Yves Vanden Auweele: ‘Hoe we de positieve energie van sport kunnen gebruiken om maatschappelijke problemen aan te pakken’
Sport ontlokt als geen andere maatschappelijke sector het hele spectrum van positieve én negatieve emoties. Zowel bij de sporters als bij de toeschouwers, en dit zelfs bij de sterkste sportcritici en onverschilligen, wanneer landgenoten op een internationaal sportevenement een medaille behalen of een vernederende nederlaag lijden. Winnaars en verliezers, supporters voor en tegen, jubel, euforie versus balen, ontgoocheling, verdriet en pijn. Mensen die elkaar niet kennen, voelen zich in een paar seconden verbonden met elkaar.
Migranten die om diverse redenen hun eigen land verlaten hebben voelen zich verbonden met hun land van herkomst op momenten van winst of verlies van hun nationale teams. Zoals we na het succesvolle parcours van Marokko in het voetbal WK in Qatar gezien hebben werden die nationale gevoelens geuit door niet enkel de eerste generatie Marokkaanse migranten maar ook en nog extremer door de tweede en derde generatie.
Het is jammer dat er naar aanleiding van een aantal ontsporingen van uitbundige emoties in de sport een meewarige of cynische houding wordt aangenomen. Een zinvoller uitgangspunt zou kunnen zijn dat men de motivatie en de positieve energie, die ook voortkomt uit de sport, kan mobiliseren om maatschappelijke problemen aan te pakken, zoals integratie van nieuwkomers.
In een leven dat onzeker kan zijn door armoede, oorlog, rampen, maar ook verwarrend kan zijn door culturele- en identiteitsonzekerheid, kan sport helpen de lethargie en het gevoel van hulpeloosheid te doorbreken. Indien het goed wordt aangepakt, kan het een veilige context bieden en een gevoel van controle en normaliteit verschaffen of herstellen. In de sport wordt men gedwongen tot interactie en communicatie, zowel op als naast het speelveld. Het biedt de mogelijkheid om persoonlijke en professionele vaardigheden te ontwikkelen zoals teamwork, communicatie en leiderschap.
Jongeren met een migratieachtergrond vinden vandaag moeilijk de weg naar de bestaande sportstructuren en organisaties. We moeten durven erkennen dat het bestaande en nochtans zeer uitgebreide Vlaamse netwerk van sportorganisaties redelijk gesloten en weinig multicultureel gericht is én ze ook vaak te duur zijn (outfit, lidgelden …) voor de bedoelde groepen jongeren.

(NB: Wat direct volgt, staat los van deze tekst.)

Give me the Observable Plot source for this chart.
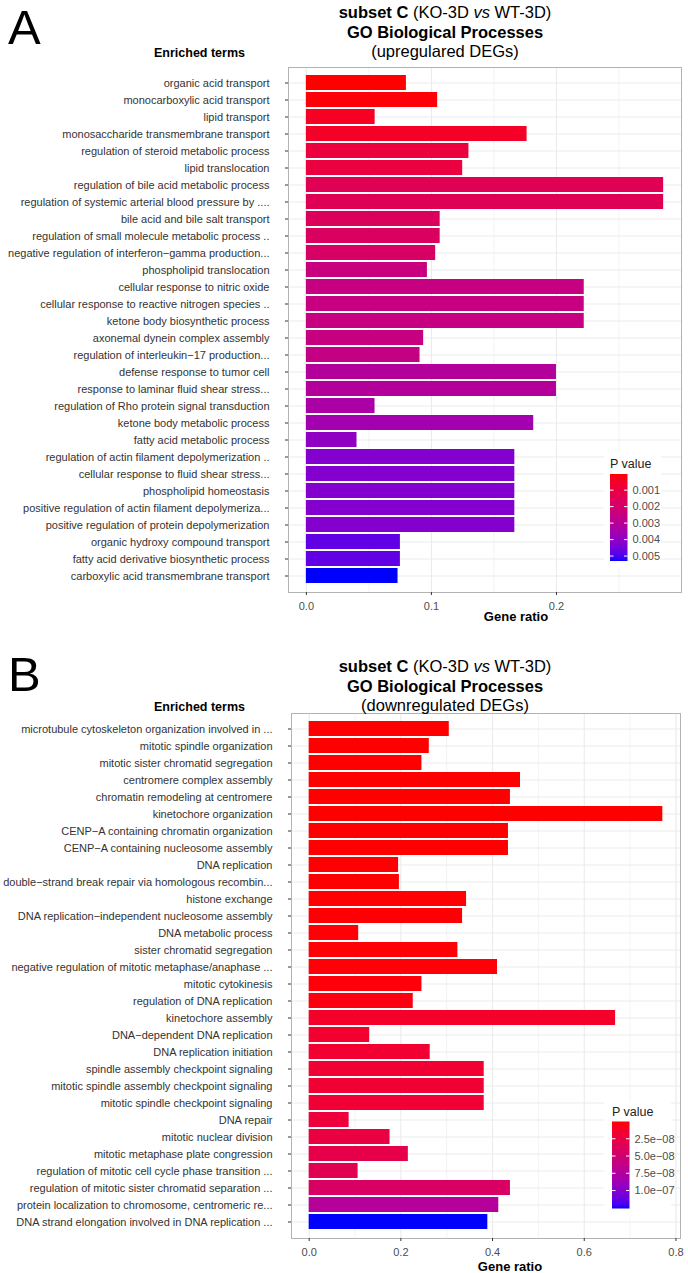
<!DOCTYPE html>
<html>
<head>
<meta charset="utf-8">
<script src="https://cdn.jsdelivr.net/npm/d3@7"></script>
<script src="https://cdn.jsdelivr.net/npm/@observablehq/plot@0.6"></script>
<style>
  html, body { margin: 0; padding: 0; background: #fff; }
  #page { position: relative; width: 688px; height: 1273px; background: #fff; overflow: hidden; }
  .chart { position: absolute; left: 0; }
  #overlay { position: absolute; left: 0; top: 0; pointer-events: none; }
</style>
</head>
<body>
<div id="page">
  <div id="chartA" class="chart" style="top:0px"></div>
  <div id="chartB" class="chart" style="top:646px"></div>
</div>
<script>
// ---------------- DATA ----------------
const termsA = [
  "organic acid transport",
  "monocarboxylic acid transport",
  "lipid transport",
  "monosaccharide transmembrane transport",
  "regulation of steroid metabolic process",
  "lipid translocation",
  "regulation of bile acid metabolic process",
  "regulation of systemic arterial blood pressure by ....",
  "bile acid and bile salt transport",
  "regulation of small molecule metabolic process ..",
  "negative regulation of interferon\u2212gamma production...",
  "phospholipid translocation",
  "cellular response to nitric oxide",
  "cellular response to reactive nitrogen species ..",
  "ketone body biosynthetic process",
  "axonemal dynein complex assembly",
  "regulation of interleukin\u221217 production...",
  "defense response to tumor cell",
  "response to laminar fluid shear stress...",
  "regulation of Rho protein signal transduction",
  "ketone body metabolic process",
  "fatty acid metabolic process",
  "regulation of actin filament depolymerization ..",
  "cellular response to fluid shear stress...",
  "phospholipid homeostasis",
  "positive regulation of actin filament depolymeriza...",
  "positive regulation of protein depolymerization",
  "organic hydroxy compound transport",
  "fatty acid derivative biosynthetic process",
  "carboxylic acid transmembrane transport"
];
const ratioA = [
  0.080, 0.105, 0.055, 0.1765, 0.130, 0.125, 0.2857, 0.2857, 0.107, 0.107,
  0.1034, 0.0968, 0.2222, 0.2222, 0.2222, 0.0938, 0.0909, 0.200, 0.200, 0.0549,
  0.1818, 0.0405, 0.1667, 0.1667, 0.1667, 0.1667, 0.1667, 0.0752, 0.0752, 0.0733
];
const pA = [
  0.00002, 0.00008, 0.00045, 0.00050, 0.00095, 0.00100, 0.00145, 0.00150, 0.00165, 0.00170,
  0.00185, 0.00240, 0.00250, 0.00250, 0.00250, 0.00245, 0.00255, 0.00310, 0.00310, 0.00335,
  0.00355, 0.00400, 0.00425, 0.00425, 0.00425, 0.00425, 0.00425, 0.00475, 0.00475, 0.00530
];

const termsB = [
  "microtubule cytoskeleton organization involved in ...",
  "mitotic spindle organization",
  "mitotic sister chromatid segregation",
  "centromere complex assembly",
  "chromatin remodeling at centromere",
  "kinetochore organization",
  "CENP\u2212A containing chromatin organization",
  "CENP\u2212A containing nucleosome assembly",
  "DNA replication",
  "double\u2212strand break repair via homologous recombin...",
  "histone exchange",
  "DNA replication\u2212independent nucleosome assembly",
  "DNA metabolic process",
  "sister chromatid segregation",
  "negative regulation of mitotic metaphase/anaphase ...",
  "mitotic cytokinesis",
  "regulation of DNA replication",
  "kinetochore assembly",
  "DNA\u2212dependent DNA replication",
  "DNA replication initiation",
  "spindle assembly checkpoint signaling",
  "mitotic spindle assembly checkpoint signaling",
  "mitotic spindle checkpoint signaling",
  "DNA repair",
  "mitotic nuclear division",
  "mitotic metaphase plate congression",
  "regulation of mitotic cell cycle phase transition ...",
  "regulation of mitotic sister chromatid separation ...",
  "protein localization to chromosome, centromeric re...",
  "DNA strand elongation involved in DNA replication ..."
];
const ratioB = [
  0.3056, 0.262, 0.246, 0.461, 0.439, 0.7714, 0.4347, 0.4347, 0.195, 0.1968,
  0.3433, 0.3346, 0.108, 0.3244, 0.4108, 0.246, 0.227, 0.6684, 0.132, 0.264,
  0.3818, 0.3818, 0.3818, 0.0871, 0.1764, 0.2163, 0.1067, 0.439, 0.4136, 0.3897
];
const pB = [
  1e-11, 2e-11, 3e-11, 5e-11, 8e-11, 1e-10, 2e-10, 3e-10, 4e-10, 5e-10,
  6e-10, 8e-10, 1e-9, 1.2e-9, 1.5e-9, 2e-9, 4e-9, 1.2e-8, 1.5e-8, 1.6e-8,
  1.7e-8, 1.7e-8, 1.75e-8, 2.1e-8, 2.4e-8, 2.8e-8, 3.2e-8, 4.2e-8, 7.2e-8, 1.26e-7
];

const xTicksA = [0, 0.1, 0.2];
const xTickLabelsA = ["0.0", "0.1", "0.2"];
const xMinorA = [0.05, 0.15, 0.25];
const xTicksB = [0, 0.2, 0.4, 0.6, 0.8];
const xTickLabelsB = ["0.0", "0.2", "0.4", "0.6", "0.8"];
const xMinorB = [0.1, 0.3, 0.5, 0.7];

const legendTicksA = [0.001, 0.002, 0.003, 0.004, 0.005];
const legendLabelsA = ["0.001", "0.002", "0.003", "0.004", "0.005"];
const legendTicksB = [2.5e-8, 5.0e-8, 7.5e-8, 1.0e-7];
const legendLabelsB = ["2.5e\u221208", "5.0e\u221208", "7.5e\u221208", "1.0e\u221207"];

const titleSubtitleA = "(upregulared DEGs)";
const titleSubtitleB = "(downregulated DEGs)";

// ---------------- RENDER ----------------
const FONT = "'Liberation Sans', Arial, Helvetica, sans-serif";
const W = 688, H = 625, MT = 67, MB = 33;

function colorOptions(p) {
  return { type: "linear", domain: d3.extent(p), range: ["#FF0000", "#0000FF"], interpolate: "lab" };
}

function makeChart(terms, ratio, p, ticks, tickLabels, minor, ml, mr) {
  const data = terms.map((t, i) => ({ term: t, ratio: ratio[i], p: p[i] }));
  const mx = d3.max(ratio);
  return Plot.plot({
    width: W, height: H,
    marginLeft: ml, marginRight: mr, marginTop: MT, marginBottom: MB,
    style: { fontFamily: FONT, fontSize: "11px", color: "#333", background: "#fff", overflow: "visible" },
    x: { domain: [-0.05 * mx, 1.05 * mx] },
    y: { domain: terms, paddingInner: 0.1, paddingOuter: 0.15 },
    color: colorOptions(p),
    marks: [
      Plot.ruleX(minor, { stroke: "#EBEBEB", strokeWidth: 0.6 }),
      Plot.ruleX(ticks, { stroke: "#EBEBEB", strokeWidth: 1.1 }),
      Plot.gridY({ stroke: "#EBEBEB", strokeOpacity: 1, strokeWidth: 1.1 }),
      Plot.barX(data, { y: "term", x1: 0, x2: "ratio", fill: "p" }),
      Plot.frame({ stroke: "#B3B3B3", strokeWidth: 1 }),
      Plot.axisY({ tickSize: 3, tickPadding: 16, label: null, stroke: "#333", fill: "#333", fontSize: 11 }),
      Plot.axisX({ ticks: ticks, tickSize: 3, tickPadding: 7, label: null, stroke: "#333", fill: "#4D4D4D",
                   tickFormat: d => tickLabels[ticks.indexOf(d)], fontSize: 11 })
    ]
  });
}

const chartA = makeChart(termsA, ratioA, pA, xTicksA, xTickLabelsA, xMinorA, 288, 7);
const chartB = makeChart(termsB, ratioB, pB, xTicksB, xTickLabelsB, xMinorB, 291, 8);
document.getElementById("chartA").appendChild(chartA);
document.getElementById("chartB").appendChild(chartB);

// ---------------- OVERLAY (titles, letters, legends) ----------------
const svg = d3.select("#page").append("svg")
  .attr("id", "overlay").attr("width", W).attr("height", 1273)
  .style("font-family", FONT);

function panelText(dy, letter, letterY, subtitle, geneX, geneY) {
  svg.append("text").attr("x", 8).attr("y", letterY).attr("font-size", 49).attr("fill", "#000").text(letter);
  const t = svg.append("text").attr("text-anchor", "middle").attr("font-size", 16.5).attr("fill", "#000");
  const l1 = t.append("tspan").attr("x", 445).attr("y", dy + 18);
  l1.append("tspan").attr("font-weight", "bold").text("subset C");
  l1.append("tspan").text(" (KO-3D ");
  l1.append("tspan").attr("font-style", "italic").text("vs");
  l1.append("tspan").text(" WT-3D)");
  t.append("tspan").attr("x", 445).attr("y", dy + 37.5).attr("font-weight", "bold").text("GO Biological Processes");
  t.append("tspan").attr("x", 445).attr("y", dy + 57).text(subtitle);
  svg.append("text").attr("x", 245).attr("y", dy + 57).attr("text-anchor", "end")
    .attr("font-size", 12.5).attr("font-weight", "bold").attr("fill", "#000").text("Enriched terms");
  svg.append("text").attr("x", geneX).attr("y", geneY).attr("text-anchor", "middle")
    .attr("font-size", 13).attr("font-weight", "bold").attr("fill", "#000").text("Gene ratio");
}

function legend(p, ticks, labels, cfg) {
  const cs = Plot.scale({ color: colorOptions(p) });
  const dom = d3.extent(p);
  const yS = d3.scaleLinear().domain(dom).range([cfg.top, cfg.top + cfg.h]);
  const g = svg.append("g");
  g.append("rect").attr("x", cfg.bx).attr("y", cfg.by).attr("width", cfg.bw).attr("height", cfg.bh).attr("fill", "#fff");
  g.append("text").attr("x", cfg.x).attr("y", cfg.top - 6).attr("font-size", 12.5).attr("fill", "#222").text("P value");
  const id = "grad" + Math.round(cfg.top);
  const grad = svg.append("defs").append("linearGradient").attr("id", id)
    .attr("x1", 0).attr("x2", 0).attr("y1", 0).attr("y2", 1);
  d3.range(0, 1.0001, 0.02).forEach(f => {
    grad.append("stop").attr("offset", f).attr("stop-color", cs.apply(dom[0] + f * (dom[1] - dom[0])));
  });
  g.append("rect").attr("x", cfg.x).attr("y", cfg.top).attr("width", cfg.w).attr("height", cfg.h).attr("fill", `url(#${id})`);
  ticks.forEach((v, i) => {
    const y = yS(v);
    g.append("line").attr("x1", cfg.x).attr("x2", cfg.x + 3.5).attr("y1", y).attr("y2", y).attr("stroke", "#fff").attr("stroke-width", 1);
    g.append("line").attr("x1", cfg.x + cfg.w - 3.5).attr("x2", cfg.x + cfg.w).attr("y1", y).attr("y2", y).attr("stroke", "#fff").attr("stroke-width", 1);
    g.append("text").attr("x", cfg.x + cfg.w + 5).attr("y", y).attr("dy", "0.35em").attr("font-size", 11).attr("fill", "#4D4D4D").text(labels[i]);
  });
}

panelText(0, "A", 44, titleSubtitleA, 516, 620.5);
panelText(654, "B", 691, titleSubtitleB, 510, 1271);
legend(pA, legendTicksA, legendLabelsA, { x: 610, w: 17.5, top: 474, h: 87, bx: 604, by: 452, bw: 57, bh: 115 });
legend(pB, legendTicksB, legendLabelsB, { x: 612, w: 17.5, top: 1121.5, h: 87, bx: 604, by: 1102, bw: 67, bh: 116 });
</script>
</body>
</html>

Daarnaast is er ook een scepticisme en omzichtigheid bij migrantengemeenschappen die om religieuze redenen bijvoorbeeld vinden dat sport niet of minder geschikt is voor meisjes; dat sportkledij niet aangepast is aan hun religieuze voorschriften en dat sporten te duur en een luxebezigheid is.
Het zou goed zijn mochten sportorganisaties de multiculturele toegankelijkheid en openheid van hun sport drastisch verhogen. Ze zouden proactief sportprogramma’s kunnen aanbieden die expliciet gericht zijn op het stimuleren van samenwerking, het aanvaarden van verschillen, het zich houden aan dezelfde regels, het positief waarderen van elkaars talenten en een inzet voor gemeenschappelijke (sportieve) doelen. Voor migranten is het dan weer een uitdaging om te leren navigeren tussen de twee culturen waarbinnen ze opgroeien en dat ze onder meer via de sport kunnen ontdekken hoe ze hierin en hiermee kunnen leven.
Er is absoluut nood aan meer van dit soort projecten. De in 2022 verschenen praktijkgids sociaal-sportief werk (Delheye, Sabbe en Reynaert) beschrijft 125 dergelijke projecten in Vlaanderen en toont aan dat sommigen de integratiekansen van de sport hebben gezien en ze reeds in realiteit hebben omgezet.
Mooi voorbeeld hiervan de getuigenis van Bashir Abdi, huidig Belgisch recordhouder marathon, en stichter van het naschoolse sportproject ‘Sportaround’ in Gent: Door samen met anderen te sporten heb ik de taal veel sneller kunnen leren, leren samenwerken, leren omgaan met mensen met andere gewoontes en tradities…Sporten heeft mij als persoon veel rijker gemaakt.